In Glendale, part of the reason for the round-up that included relatively minor offenses is preventative.

According to the Domestic Violence Hotline’s website, “Over the course of an abusive relationship, it is common for abuse to escalate.”

And, as is the case elsewhere, men are not the only abusers.

Prior to rounding up Hatcher, Draper and Aul went to a trailer park in search of Sabrina Harvel. Nydra McCloe, Harvel’s mother, said her daughter had recently moved to the Goodyear area.

“She’s doing really good,” McCloe told the officers. She said her daughter had recently completed a substance abuse program and was focused on raising her own daughter.

After receiving permission, Draper and Aul searched the small trailer. Finding it empty, Draper advised McCloe to tell her daughter to contact Glendale City Court to take care of her warrant. 

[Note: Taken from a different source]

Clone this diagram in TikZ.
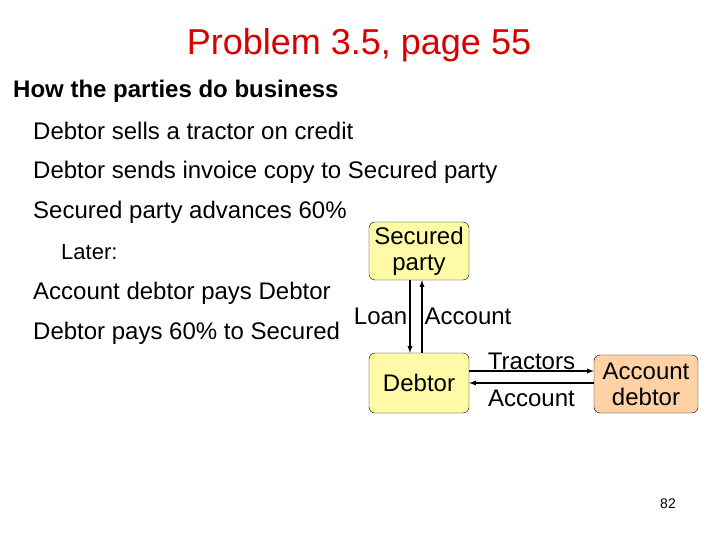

Back in the car, off to another address of someone with a domestic violence warrant, Draper talked about the psychology behind the relationship crimes.

“It’s all about control,” he said. Perpetrators, he said, want their victims to have nowhere to go, no one to seek help to relieve the emotional and physical violence.

“Then, they say, ‘Why did you make me hit you?’ after they do something,” Draper said.

The detective’s advice to victims hesitant about talking to police: “You can always call and report it. We’ll give you information on how to get an order of protection. And you don’t need a lawyer.”

At the police station and interacting with other officers in the community, Draper always seems to be smiling and laughing, sharing inside jokes and good-naturedly enduring ribbings. 

“I love my job,” Draper said. “It’s as enjoyable as you make it. Obviously, we’re surrounded by some horrible things. There’s prostitution, and drugs are almost always involved. Drugs and alcohol.

“But you’ve got to joke around when you can.”

Then he pulls the car to a stop and puts on his grim, game face. 

Getting out of the vehicle, he double-checks the address on a list and makes sure his gun is holstered but ready.

With backup in place, he approaches the door and knocks.

According to Draper’s boss, Sgt. Patrick Beumler of Glendale’s Special Victims, his detective arrested 15, cleared 29 warrants and made 132 contacts during the Oct. 29-30 DV sweep.